Não é exagero afirmar que parte das derrotas da classe trabalhadora vem ocorrendo devido sua falta de atenção para com a disputa da subjetividade da mesma. Ou seja, sem a formação de uma contra-esfera pública muitas das lutas ficam difíceis, pois onde se poderiam popularizar as ideias mais complexas da luta? Para Raymond Willians essa ausência teria sido um dos motivos do desmonte da organização dos trabalhadores na Inglaterra.

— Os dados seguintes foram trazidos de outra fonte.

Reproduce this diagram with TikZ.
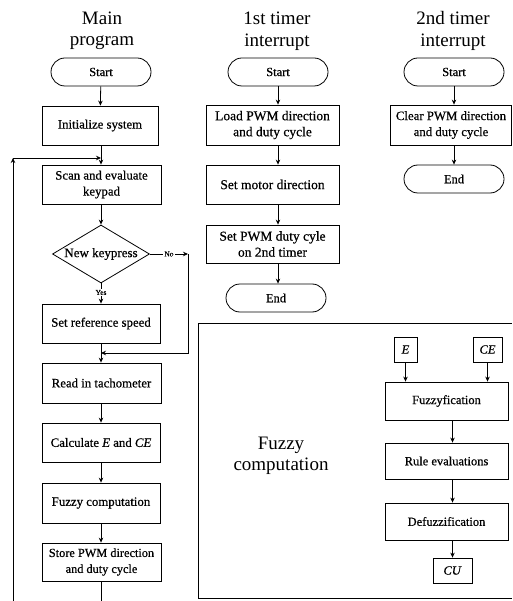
\documentclass[tikz,border=0pt]{standalone}
\usepackage{fontspec}
\setmainfont{Liberation Serif}
\newfontfamily\medfont[FakeBold=0.6]{Liberation Serif}
\usetikzlibrary{shapes.geometric,arrows.meta}
\begin{document}
\begin{tikzpicture}[x=1pt,y=-1pt,
  line width=0.8pt,
  arr/.style={-{Stealth[length=5pt,width=4.5pt]}},
  box/.style={draw, rectangle, inner sep=1pt, align=center, font=\medfont\fontsize{12.8}{16}\selectfont},
  tbox/.style={box, font=\medfont\fontsize{13.5}{16}\selectfont},
  fbox/.style={box, font=\medfont\fontsize{12.5}{16}\selectfont},
  term/.style={draw, rounded corners=14pt, minimum width=100pt, minimum height=28pt, inner sep=0pt, font=\medfont\fontsize{12.5}{14}\selectfont},
  title/.style={align=center, font=\fontsize{19}{21.5}\selectfont},
  lab/.style={fill=white, inner sep=1pt, font=\medfont\fontsize{7.5}{8}\selectfont},
]
\useasboundingbox (0,0) rectangle (512,601);

% ---------- Main program ----------
\node[title] (tmain) at (102,31) {Main\\program};
\node[term] (mstart) at (101,72) {Start};
\node[box, minimum width=116pt, minimum height=39pt] (init) at (100,125.5) {Initialize system};
\node[box, minimum width=119pt, minimum height=39pt] (scan) at (101.5,184.5) {Scan and evaluate\\keypad};
\node[draw, diamond, aspect=1.7, minimum width=97pt, minimum height=58pt, inner sep=0pt,
      font=\medfont\fontsize{13}{14}\selectfont] (dia) at (101,254) {New keypress};
\node[box, minimum width=118pt, minimum height=39pt] (setref) at (101,323.5) {Set reference speed};
\node[box, minimum width=119pt, minimum height=40pt] (read) at (101.5,383) {Read in tachometer};
\node[box, minimum width=118pt, minimum height=39pt] (calc) at (101,442.5) {Calculate \textit{E} and \textit{CE}};
\node[box, minimum width=118pt, minimum height=40pt] (fuzzy) at (101,503) {Fuzzy computation};
\node[box, minimum width=119pt, minimum height=38pt, font=\medfont\fontsize{12.3}{16}\selectfont] (store) at (101.5,562) {Store PWM direction\\and duty cycle};

\coordinate (nocorner) at (188,254);
\coordinate (nomerge) at (188,353);
\coordinate (mjoin) at (101,353);
\coordinate (mbottom) at (101,601);
\coordinate (lbottom) at (13,601);
\coordinate (lcorner) at (13,158);
\coordinate (ljoin) at (101,158);

\draw[arr] (mstart) -- (init);
\draw[arr] (init.south -| mstart.south) -- (scan.north -| mstart.south);
\draw[arr] (scan.south -| mstart.south) -- (dia.north);
\draw[arr] (dia.south) -- node[lab, pos=0.45] {Yes} (setref.north -| dia.south);
\draw[arr] (dia.east) -- node[lab, pos=0.5] {No} (nocorner);
\draw[arr] (nocorner) -- (nomerge) -- (mjoin);
\draw[arr] (setref.south -| dia.south) -- (read.north -| dia.south);
\draw[arr] (read.south -| dia.south) -- (calc.north -| dia.south);
\draw[arr] (calc.south -| dia.south) -- (fuzzy.north -| dia.south);
\draw[arr] (fuzzy.south -| dia.south) -- (store.north -| dia.south);
\draw (store.south -| dia.south) -- (mbottom);
\draw[arr] (lbottom) -- (lcorner);
\draw[arr] (lcorner) -- (ljoin);

% ---------- 1st timer interrupt ----------
\node[title] (tone) at (277,31) {1st timer\\interrupt};
\node[term] (t1start) at (278,72) {Start};
\node[tbox, minimum width=133pt, minimum height=40pt] (load) at (272.5,125) {Load PWM direction\\and duty cycle};
\node[tbox, minimum width=133pt, minimum height=39pt] (motor) at (272.5,184.5) {Set motor direction};
\node[tbox, minimum width=133pt, minimum height=38pt] (setpwm) at (272.5,244) {Set PWM duty cyle\\on 2nd timer};
\node[term] (t1end) at (276,298) {End};

\draw[arr] (t1start) -- (t1start.south |- load.north);
\draw[arr] (load.south -| t1start.south) -- (motor.north -| t1start.south);
\draw[arr] (motor.south -| t1start.south) -- (setpwm.north -| t1start.south);
\draw[arr] (setpwm.south -| t1start.south) -- (t1end.north -| t1start.south);

% ---------- 2nd timer interrupt ----------
\node[title] (ttwo) at (453,31) {2nd timer\\interrupt};
\node[term] (t2start) at (454,72) {Start};
\node[box, minimum width=121pt, minimum height=40pt] (clear) at (451,125) {Clear PWM direction\\and duty cycle};
\node[term] (t2end) at (454,179) {End};

\draw[arr] (t2start) -- (t2start.south |- clear.north);
\draw[arr] (clear.south -| t2start.south) -- (t2end.north);

% ---------- Fuzzy computation ----------
\draw (511.9,323) -- (198,323) -- (198,598) -- (511.9,598);
\node[title] (fclabel) at (281,456) {Fuzzy\\computation};
\node[fbox, minimum width=23pt, minimum height=25pt] (E) at (405.5,349.5) {\textit{E}};
\node[fbox, minimum width=29pt, minimum height=25pt] (CE) at (487.5,349.5) {\textit{CE}};
\node[fbox, minimum width=123pt, minimum height=38pt] (fzf) at (446.5,401) {Fuzzyfication};
\node[fbox, minimum width=123pt, minimum height=36pt] (rule) at (446.5,461) {Rule evaluations};
\node[fbox, minimum width=123pt, minimum height=37pt] (defz) at (446.5,521.5) {Defuzzification};
\node[fbox, minimum width=39pt, minimum height=25pt] (cu) at (452.5,570.5) {\textit{CU}};

\draw[arr] (E.south) -- (E.south |- fzf.north);
\draw[arr] (CE.south) -- (CE.south |- fzf.north);
\draw[arr] (fzf.south -| cu.north) -- (rule.north -| cu.north);
\draw[arr] (rule.south -| cu.north) -- (defz.north -| cu.north);
\draw[arr] (defz.south -| cu.north) -- (cu.north);
\end{tikzpicture}
\end{document}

Afirma Terry Eagleton: “a verdadeira popularização política envolve mais que a produção de obras que tornem a teoria socialista inteligível a um público de massa, por mais importante que seja esse projeto; um tal público leitor não deve ser amorfo, mas institucionalizado e capaz de receber e interpretar essas obras num contexto coletivo, além de refletir sobre suas consequências em termos de ação política.” Sem esse espaço público de discussão, o que sobra aos intelectuais de esquerda – como ocorreu com Raymond Willians na Inglaterra, ainda de acordo com Eagleton – é menos a ideia de homens de letras e mais a ideia de “sábios isolados e dissidentes”. Ainda assim, a esses “sábios”, mesmo na irrelevância social da crítica na atualidade, sobra a discussão da interação das relações sociais, das instituições culturais e das formas de subjetividade, bem como continuarem a insistir que todo movimento social de esquerda pense e crie formas e maneiras de disputar o imaginário do trabalhador no campo da arte, da educação e da comunicação.
Por fim, se existem as exceções espalhadas por aí, como fazer para juntar todas de maneira a potencializar esse trabalho? É nossa tarefa pensar e articular esse projeto. Por outro lado, cada partido e cada movimento social de esquerda não deve subestimar a força da arte e da cultura na luta da classe trabalhadora.

Texto publicado no Brasil de Fato.




[1] Graduado em História e Mestre em Artes; ator e diretor teatral.